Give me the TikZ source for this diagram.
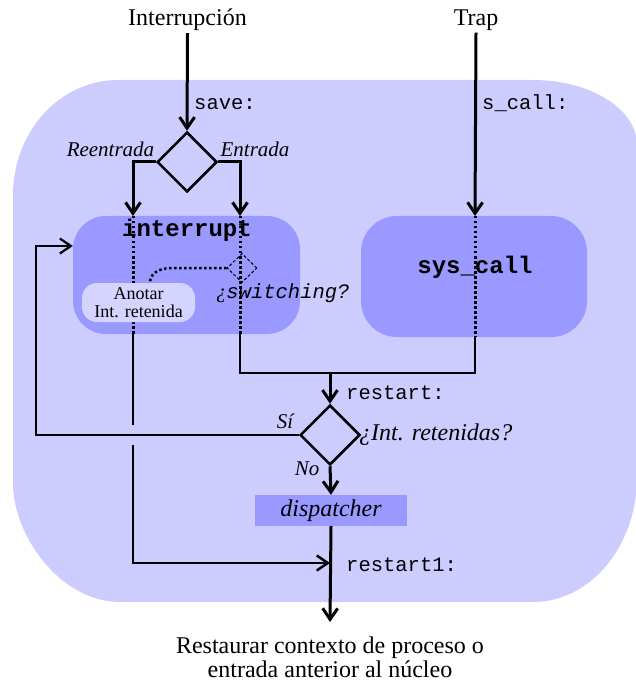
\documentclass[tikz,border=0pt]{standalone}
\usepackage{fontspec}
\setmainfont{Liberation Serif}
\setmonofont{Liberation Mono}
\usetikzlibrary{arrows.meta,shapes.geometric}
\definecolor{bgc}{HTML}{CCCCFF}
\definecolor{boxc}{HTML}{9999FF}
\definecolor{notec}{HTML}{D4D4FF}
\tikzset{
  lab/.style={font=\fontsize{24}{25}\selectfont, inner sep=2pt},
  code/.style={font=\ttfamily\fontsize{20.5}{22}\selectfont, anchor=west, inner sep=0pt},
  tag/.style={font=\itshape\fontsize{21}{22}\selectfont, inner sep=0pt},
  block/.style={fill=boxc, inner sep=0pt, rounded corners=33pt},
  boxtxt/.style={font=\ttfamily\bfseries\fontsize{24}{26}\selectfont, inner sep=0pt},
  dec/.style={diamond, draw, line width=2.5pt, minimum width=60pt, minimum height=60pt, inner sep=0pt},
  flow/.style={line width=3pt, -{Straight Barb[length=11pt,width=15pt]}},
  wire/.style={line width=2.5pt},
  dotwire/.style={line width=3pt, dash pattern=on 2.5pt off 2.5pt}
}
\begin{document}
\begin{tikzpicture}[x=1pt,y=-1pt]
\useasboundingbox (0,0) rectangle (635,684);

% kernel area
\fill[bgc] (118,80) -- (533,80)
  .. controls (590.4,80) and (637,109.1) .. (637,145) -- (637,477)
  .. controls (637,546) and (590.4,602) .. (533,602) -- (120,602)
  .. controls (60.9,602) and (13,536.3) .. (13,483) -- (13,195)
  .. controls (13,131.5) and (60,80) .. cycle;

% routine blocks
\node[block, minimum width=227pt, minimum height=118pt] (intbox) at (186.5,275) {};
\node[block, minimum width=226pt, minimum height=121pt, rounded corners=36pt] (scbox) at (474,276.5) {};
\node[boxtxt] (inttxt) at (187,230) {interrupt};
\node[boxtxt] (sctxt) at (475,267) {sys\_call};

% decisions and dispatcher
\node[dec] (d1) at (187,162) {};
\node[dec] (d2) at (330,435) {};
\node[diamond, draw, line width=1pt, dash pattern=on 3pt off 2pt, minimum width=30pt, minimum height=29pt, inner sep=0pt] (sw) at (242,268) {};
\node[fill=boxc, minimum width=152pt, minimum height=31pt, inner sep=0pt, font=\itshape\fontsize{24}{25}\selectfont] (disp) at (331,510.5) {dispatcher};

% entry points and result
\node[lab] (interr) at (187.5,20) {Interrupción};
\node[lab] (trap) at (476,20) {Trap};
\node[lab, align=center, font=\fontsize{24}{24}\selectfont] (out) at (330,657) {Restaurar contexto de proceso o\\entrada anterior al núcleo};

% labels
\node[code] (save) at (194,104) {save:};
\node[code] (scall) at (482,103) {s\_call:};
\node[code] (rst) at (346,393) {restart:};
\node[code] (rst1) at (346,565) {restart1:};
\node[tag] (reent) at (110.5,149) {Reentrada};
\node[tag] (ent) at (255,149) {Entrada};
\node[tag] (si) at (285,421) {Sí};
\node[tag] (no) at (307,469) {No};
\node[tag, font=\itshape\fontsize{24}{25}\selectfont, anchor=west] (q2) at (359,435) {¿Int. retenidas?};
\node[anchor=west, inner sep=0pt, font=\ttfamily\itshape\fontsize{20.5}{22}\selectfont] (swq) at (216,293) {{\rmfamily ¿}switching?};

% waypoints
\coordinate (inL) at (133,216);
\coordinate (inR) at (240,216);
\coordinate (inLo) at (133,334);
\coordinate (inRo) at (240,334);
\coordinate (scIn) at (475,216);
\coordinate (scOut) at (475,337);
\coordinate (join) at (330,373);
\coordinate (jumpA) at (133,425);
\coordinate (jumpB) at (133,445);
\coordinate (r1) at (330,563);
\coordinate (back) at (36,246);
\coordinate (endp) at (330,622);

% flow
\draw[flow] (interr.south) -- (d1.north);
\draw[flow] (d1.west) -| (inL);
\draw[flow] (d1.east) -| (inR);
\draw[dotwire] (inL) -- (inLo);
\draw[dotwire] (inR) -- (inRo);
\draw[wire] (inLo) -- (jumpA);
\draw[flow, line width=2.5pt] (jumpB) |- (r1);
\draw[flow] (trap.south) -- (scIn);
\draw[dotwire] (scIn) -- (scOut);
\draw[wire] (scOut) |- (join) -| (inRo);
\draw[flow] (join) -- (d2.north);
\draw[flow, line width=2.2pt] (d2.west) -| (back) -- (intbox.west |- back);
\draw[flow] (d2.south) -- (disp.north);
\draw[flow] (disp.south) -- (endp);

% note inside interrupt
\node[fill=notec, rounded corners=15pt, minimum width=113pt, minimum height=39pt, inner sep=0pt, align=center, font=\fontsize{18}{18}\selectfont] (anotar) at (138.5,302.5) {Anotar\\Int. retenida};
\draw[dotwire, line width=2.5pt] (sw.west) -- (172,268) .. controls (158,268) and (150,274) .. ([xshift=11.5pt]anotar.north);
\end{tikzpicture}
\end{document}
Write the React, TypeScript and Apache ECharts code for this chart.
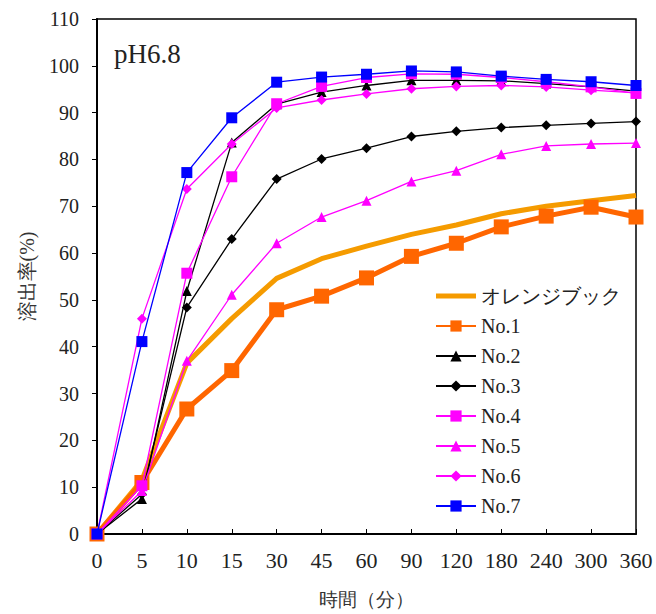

-------

- [Task description]: Go from the first line of the data above to the line containing "(60,80) .. cycle;" and retype exactly those lines, both included, but none of the pictures.

- [Solution to the problem]:
Give me the TikZ source for this diagram.
\documentclass[tikz,border=0pt]{standalone}
\usepackage{fontspec}
\setmainfont{Liberation Serif}
\setmonofont{Liberation Mono}
\usetikzlibrary{arrows.meta,shapes.geometric}
\definecolor{bgc}{HTML}{CCCCFF}
\definecolor{boxc}{HTML}{9999FF}
\definecolor{notec}{HTML}{D4D4FF}
\tikzset{
  lab/.style={font=\fontsize{24}{25}\selectfont, inner sep=2pt},
  code/.style={font=\ttfamily\fontsize{20.5}{22}\selectfont, anchor=west, inner sep=0pt},
  tag/.style={font=\itshape\fontsize{21}{22}\selectfont, inner sep=0pt},
  block/.style={fill=boxc, inner sep=0pt, rounded corners=33pt},
  boxtxt/.style={font=\ttfamily\bfseries\fontsize{24}{26}\selectfont, inner sep=0pt},
  dec/.style={diamond, draw, line width=2.5pt, minimum width=60pt, minimum height=60pt, inner sep=0pt},
  flow/.style={line width=3pt, -{Straight Barb[length=11pt,width=15pt]}},
  wire/.style={line width=2.5pt},
  dotwire/.style={line width=3pt, dash pattern=on 2.5pt off 2.5pt}
}
\begin{document}
\begin{tikzpicture}[x=1pt,y=-1pt]
\useasboundingbox (0,0) rectangle (635,684);

% kernel area
\fill[bgc] (118,80) -- (533,80)
  .. controls (590.4,80) and (637,109.1) .. (637,145) -- (637,477)
  .. controls (637,546) and (590.4,602) .. (533,602) -- (120,602)
  .. controls (60.9,602) and (13,536.3) .. (13,483) -- (13,195)
  .. controls (13,131.5) and (60,80) .. cycle;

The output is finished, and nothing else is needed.